Prompt:
Where a line contains the word "this", copy that line.

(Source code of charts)
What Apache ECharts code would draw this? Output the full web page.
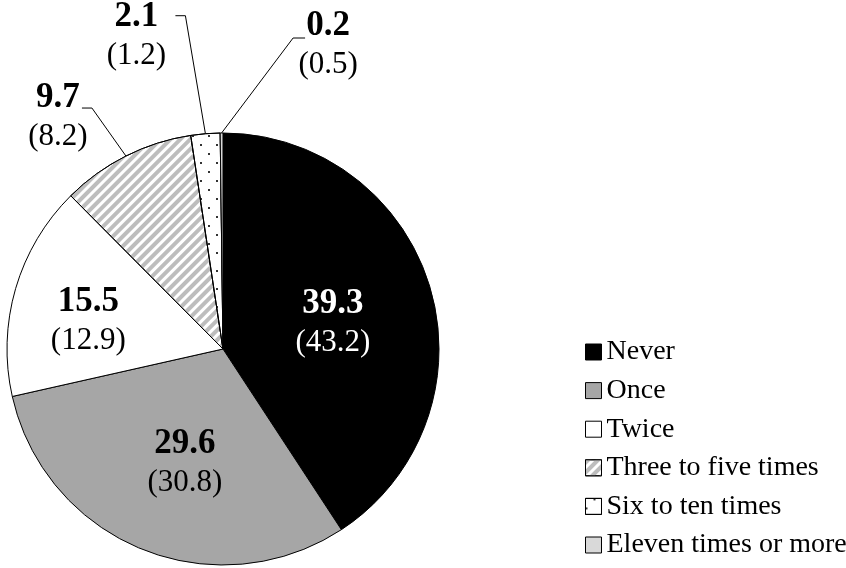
<!DOCTYPE html>
<html><head><meta charset="utf-8">
<script src="https://cdn.jsdelivr.net/npm/echarts@6/dist/echarts.min.js"></script>
<style>html,body{margin:0;padding:0;background:#fff}#c{width:846px;height:568px}</style>
</head><body><div id="c"></div>
<script>
const categories = ['Never', 'Once', 'Twice', 'Three to five times', 'Six to ten times', 'Eleven times or more'];
const mainValues = [39.3, 29.6, 15.5, 9.7, 2.1, 0.2];
const compareValues = [43.2, 30.8, 12.9, 8.2, 1.2, 0.5];

const FONT = "'Liberation Serif','Times New Roman',serif";
const PIE_CX = 223, PIE_CY = 349, PIE_R = 216;

const sliceStyles = [
  { color: '#000000' },
  { color: '#a6a6a6' },
  { color: '#ffffff' },
  { color: '#ffffff', decal: { symbol: 'rect', symbolSize: 1, color: '#bdbdbd', dashArrayX: [1, 0], dashArrayY: [3.5, 3], rotation: -Math.PI / 4 } },
  { color: '#ffffff', decal: { symbol: 'rect', symbolSize: 1, color: '#333333', dashArrayX: [[2, 14], [0, 8, 2, 6]], dashArrayY: [2, 7], rotation: 0 } },
  { color: '#d9d9d9' }
];

const labelPlacement = [
  { inside: true, dx: 6.5, dy: 5 },
  { inside: true, dx: 2.5, dy: 14 },
  { inside: true, dx: -31, dy: 3 },
  { inside: false, elbow: [-34, -48], end: [-44, -48], text: [-68, -38.5] },
  { inside: false, elbow: [-20, -118], end: [-30, -118], text: [-69, -97.5] },
  { inside: false, elbow: [71.5, -95], end: [83.5, -95], text: [106.5, -87.5] }
];

const total = mainValues.reduce((a, b) => a + b, 0);
function midAngle(i) {
  let s = 0;
  for (let k = 0; k < i; k++) s += mainValues[k];
  return (s + mainValues[i] / 2) / total * 2 * Math.PI;
}

const chart = echarts.init(document.getElementById('c'), null, { renderer: 'canvas' });
chart.setOption({
  animation: false,
  backgroundColor: '#ffffff',
  legend: {
    orient: 'vertical', left: 580, top: 332,
    itemWidth: 16, itemHeight: 16, itemGap: 8.6, icon: 'rect',
    textStyle: { fontFamily: FONT, fontSize: 28, color: '#000', lineHeight: 30 },
    itemStyle: { borderColor: '#000', borderWidth: 1 },
    data: categories
  },
  series: [{
    type: 'pie',
    center: [PIE_CX, PIE_CY],
    radius: PIE_R,
    startAngle: 90,
    clockwise: true,
    avoidLabelOverlap: false,
    itemStyle: { borderColor: '#000', borderWidth: 1 },
    emphasis: { disabled: true },
    label: {
      show: true,
      fontFamily: FONT,
      formatter: function (p) {
        const i = p.dataIndex;
        const w = i === 0 ? 'w' : '';
        return '{b' + w + '|' + mainValues[i].toFixed(1) + '}\n{p' + w + '|(' + compareValues[i].toFixed(1) + ')}';
      },
      rich: {
        b: { fontFamily: FONT, fontWeight: 'bold', fontSize: 35, lineHeight: 39, color: '#000', align: 'center' },
        p: { fontFamily: FONT, fontSize: 31, lineHeight: 39, color: '#000', align: 'center' },
        bw: { fontFamily: FONT, fontWeight: 'bold', fontSize: 35, lineHeight: 39, color: '#fff', align: 'center' },
        pw: { fontFamily: FONT, fontSize: 31, lineHeight: 39, color: '#fff', align: 'center' }
      }
    },
    labelLine: { show: true, length: 10, length2: 10, lineStyle: { color: '#000', width: 1 } },
    labelLayout: function (p) {
      const i = p.dataIndex, pl = labelPlacement[i], a = midAngle(i);
      const s = Math.sin(a), c = Math.cos(a);
      if (pl.inside) {
        return { x: PIE_CX + PIE_R / 2 * s + pl.dx, y: PIE_CY - PIE_R / 2 * c + pl.dy, align: 'center', verticalAlign: 'middle' };
      }
      const ex = PIE_CX + PIE_R * s, ey = PIE_CY - PIE_R * c;
      return {
        x: ex + pl.text[0], y: ey + pl.text[1], align: 'center', verticalAlign: 'middle',
        labelLinePoints: [[ex, ey], [ex + pl.elbow[0], ey + pl.elbow[1]], [ex + pl.end[0], ey + pl.end[1]]]
      };
    },
    data: categories.map((name, i) => ({
      name: name,
      value: mainValues[i],
      itemStyle: sliceStyles[i],
      label: { position: labelPlacement[i].inside ? 'inside' : 'outside' },
      labelLine: { show: !labelPlacement[i].inside }
    }))
  }]
});
</script>
</body></html>
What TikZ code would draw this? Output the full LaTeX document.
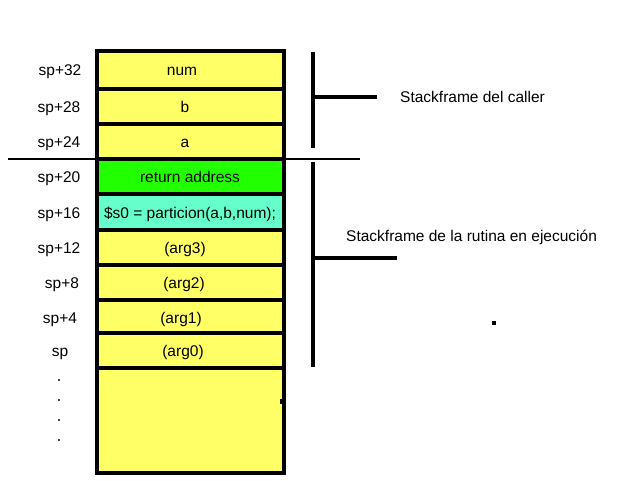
\documentclass[tikz,border=0pt]{standalone}
\usepackage{fontspec}
\setmainfont{Liberation Sans}
\usetikzlibrary{positioning}
\definecolor{amarillo}{RGB}{255,255,102}
\definecolor{verde}{RGB}{34,255,0}
\definecolor{turquesa}{RGB}{102,255,204}
\tikzstyle{celda} = [draw, line width=4pt, fill=amarillo]
\tikzstyle{texto} = [font=\fontsize{15.5}{18}\selectfont, inner sep=0pt, anchor=base]
\tikzstyle{llave} = [line width=4pt]

\begin{document}
\begin{tikzpicture}[x=1pt,y=-1pt]
		\useasboundingbox (0,0) rectangle (640,480);
		
		% Celdas de la pila
		\draw[celda] (97,368) rectangle (284,473);
		\draw[celda] (97,51) rectangle (284,89);
		\draw[celda] (97,89) rectangle (284,124);
		\draw[celda] (97,124) rectangle (284,159);
		\draw[celda, fill=verde] (97,159) rectangle (284,194);
		\draw[celda, fill=turquesa] (97,194) rectangle (284,230);
		\draw[celda] (97,230) rectangle (284,265);
		\draw[celda] (97,265) rectangle (284,300);
		\draw[celda] (97,300) rectangle (284,333);
		\draw[celda] (97,333) rectangle (284,368);
		\fill (280,399) rectangle (284,404);
		
		% Contenido de las celdas
		\node[texto] (num) at (182,75.5) {num};
		\node[texto] (b) at (185,112) {b};
		\node[texto] (a) at (185,147) {a};
		\node[texto] (ra) at (190,182) {return address};
		\node[texto] (s0) at (190,218) {\$s0 = particion(a,b,num);};
		\node[texto] (arg3) at (185,253) {(arg3)};
		\node[texto] (arg2) at (184,288) {(arg2)};
		\node[texto] (arg1) at (181,323) {(arg1)};
		\node[texto] (arg0) at (183,356) {(arg0)};
		
		% Desplazamientos respecto a sp
		\node[texto] (sp32) at (60,75.5) {sp+32};
		\node[texto] (sp28) at (59,112) {sp+28};
		\node[texto] (sp24) at (59,147) {sp+24};
		\node[texto] (sp20) at (59,182) {sp+20};
		\node[texto] (sp16) at (59,218) {sp+16};
		\node[texto] (sp12) at (59,253) {sp+12};
		\node[texto] (sp8) at (62,288) {sp+8};
		\node[texto] (sp4) at (60,323) {sp+4};
		\node[texto] (sp) at (60,356) {sp};
		\foreach \y in {380,400,420,440}
			\fill (59,\y) circle (1.1);
		
		% Linea divisoria entre stackframes
		\coordinate (divIzq) at (8,159);
		\coordinate (divDer) at (360,159);
		\draw[line width=1.5pt] (divIzq) -- (divDer);
		
		% Llave del caller
		\coordinate (callerArriba) at (313,52);
		\coordinate (callerAbajo) at (313,148);
		\coordinate (callerMedio) at (313,97);
		\coordinate (callerFin) at (377,97);
		\draw[llave] (callerArriba) -- (callerAbajo);
		\draw[llave] (callerMedio) -- (callerFin);
		\node[texto, anchor=base west] (caller) at (400,102) {Stackframe del caller};
		
		% Llave de la rutina
		\coordinate (rutinaArriba) at (313,162);
		\coordinate (rutinaAbajo) at (313,367);
		\coordinate (rutinaMedio) at (313,258);
		\coordinate (rutinaFin) at (397,258);
		\draw[llave] (rutinaArriba) -- (rutinaAbajo);
		\draw[llave] (rutinaMedio) -- (rutinaFin);
		\node[texto, anchor=base west] (rutina) at (346,241) {Stackframe de la rutina en ejecución};
		
		\fill (492,321) rectangle (496,325);
	\end{tikzpicture}
\end{document}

Expected answer:
What Apache ECharts code would draw this? Output the full web page.
What TikZ code would draw this? Output the full LaTeX document.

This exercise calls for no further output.